Nach diesem ihrem allgemeingültigen Zwecke auf keinen bestimmten Staat und auf keine bestimmte Nationalität beschränkt, ist sie doch als äußere gesellschaftliche Organisation auf die jedesmal vorgefundenen Verhältnisse als ihre Existenzbedingungen angewiesen. Als geschichtlich-sittliche Gemeinschaft ist daher die Kirche niemals etwas fertig Vollendetes und unfehlbar Vollkommenes, sondern sie unterliegt dem Gesetze geschichtlicher Entwicklung vom Unvollkommenern zum Vollkommenern, und zwar in allen ihren Lebensbeziehungen und äußern Ordnungen. Die Entstehung einzelner Teilkirchen, wie der römisch-katholischen, der griechisch-orientalischen, der evangelisch-lutherischen und evangelisch-reformierten, ist durch die innern Gegensätze veranlaßt gewesen, in die das christl.-religiöse Leben geschichtlich auseinanderging.
Was die geschichtliche Entwicklung des Verhältnisses zwischen Staat und Kirche betrifft, so wurde die Kirche anfangs von der Staatsgewalt bald verfolgt, bald nicht beachtet, seit Konstantin d.
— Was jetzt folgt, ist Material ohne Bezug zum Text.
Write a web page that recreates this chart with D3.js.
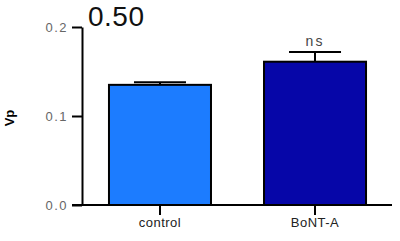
<!doctype html>
<meta charset="utf-8">
<style>
body { margin: 0; background: #fff; font-family: Arial, "Liberation Sans", sans-serif; }
</style>
<script src="https://cdn.jsdelivr.net/npm/d3@7"></script>
<body>
<script>

var w = 400, h = 241;

var groups = ["control", "BoNT-A"];
var means = [0.135, 0.161];
var errors = [0.003, 0.011];
var colors = ["#1c7cff", "#0606a8"];
var yTicks = [0.0, 0.1, 0.2];

var svg = d3.select("body").append("svg")
    .attr("width", w)
    .attr("height", h);

var y = d3.scaleLinear().domain([0, 0.2]).range([205, 27]);
var x = d3.scaleBand().domain(groups).range([82, 393]).paddingInner(0.342).paddingOuter(0.174);

// bars
svg.selectAll("rect.bar").data(groups).enter().append("rect")
    .attr("x", d => x(d))
    .attr("width", x.bandwidth())
    .attr("y", (d, i) => y(means[i]))
    .attr("height", (d, i) => y(0) - y(means[i]))
    .style("fill", (d, i) => colors[i])
    .style("stroke", "#000")
    .style("stroke-width", 2);

// error bars (upper only)
groups.forEach(function(g, i) {
  var cx = x(g) + x.bandwidth() / 2;
  svg.append("line")
      .attr("x1", cx).attr("x2", cx)
      .attr("y1", y(means[i])).attr("y2", y(means[i] + errors[i]))
      .style("stroke", "#000").style("stroke-width", 2);
  svg.append("line")
      .attr("x1", cx - 26).attr("x2", cx + 26)
      .attr("y1", y(means[i] + errors[i])).attr("y2", y(means[i] + errors[i]))
      .style("stroke", "#000").style("stroke-width", 2);
});

// y axis
var yAxis = svg.append("g")
    .attr("transform", "translate(82,0)")
    .call(d3.axisLeft(y).tickValues(yTicks).tickFormat(d3.format(".1f")).tickSize(10).tickSizeOuter(0));
yAxis.select(".domain").style("stroke-width", 2);
yAxis.selectAll(".tick line").style("stroke-width", 2);
yAxis.selectAll(".tick text")
    .attr("x", -14)
    .style("font-size", "13px")
    .style("letter-spacing", "1.5px")
    .style("fill", "#666")
    .style("font-family", "Arial, sans-serif");

// x axis
var xAxis = svg.append("g")
    .attr("transform", "translate(0,205)")
    .call(d3.axisBottom(x).tickSize(10).tickSizeOuter(0));
xAxis.select(".domain").attr("d", "M72,0H392").style("stroke-width", 2);
xAxis.selectAll(".tick line").style("stroke-width", 2);
xAxis.selectAll(".tick text")
    .attr("y", 13)
    .style("font-size", "13px")
    .style("letter-spacing", "0.5px")
    .style("fill", "#222")
    .style("font-family", "Arial, sans-serif");

// y label
svg.append("text")
    .attr("transform", "translate(14,118) rotate(-90)")
    .attr("text-anchor", "middle")
    .style("font-size", "13px")
    .style("font-weight", "bold")
    .text("Vp");

// title value
svg.append("text")
    .attr("x", 88)
    .attr("y", 26)
    .style("font-size", "28px")
    .style("letter-spacing", "0.5px")
    .style("fill", "#111")
    .text("0.50");

// significance
svg.append("text")
    .attr("x", x("BoNT-A") + x.bandwidth() / 2)
    .attr("y", 46)
    .attr("text-anchor", "middle")
    .style("font-size", "14px")
    .style("letter-spacing", "2px")
    .style("fill", "#444")
    .text("ns");

</script>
Gr. aber erst geduldet (Mailänder Edikt) und bald nachher durch Konstantins Nachfolger im «christl. Staate» selbst zur Staatsanstalt erhoben. Wie die äußere kirchliche Ordnung seitdem von der weltlichen Gewalt unter Zuziehung der Bischöfe als geistlicher Obern geregelt wurde, so handhabte man auch die kirchlichen Dogmen als Staatsgesetze. Im Mittelalter bildete sich allmählich ein Übergewicht der geistlichen über die weltliche Gewalt, und die Kirche stellte sich selbst als Universalmonarchie dar, der alle weltliche Staatsordnung nur dienstbar sei, wie dies in der Bulle Unam Sanctam Bonifacius’ VIII. von 1302 am schärfsten und stärksten ausgesprochen ist.
Als danach im 16. Jahrh. die polit. Interessen sich von den kirchlichen emancipiert hatten, geriet im Protestantismus die Kirche wieder in strenge Abhängigkeit von der Staatsgewalt, wogegen die katholische Kirche vermöge ihrer festen äußern Organisation sich der staatlichen Eingriffe zu erwehren suchte. In Deutschland [* 5] hat der moderne Staat das Verhältnis zur katholischen Kirche bis jetzt noch nie anders zu gestalten vermocht als im Sinne eines mehr oder minder günstigen modus vivendi. Leichter ist das Verhältnis des Staates zur evangelischen Kirche, die niemals als eine über die staatlichen Grenzen [* 6] hinausgehende jurist.-polit. Organisation existiert hat, zu regeln.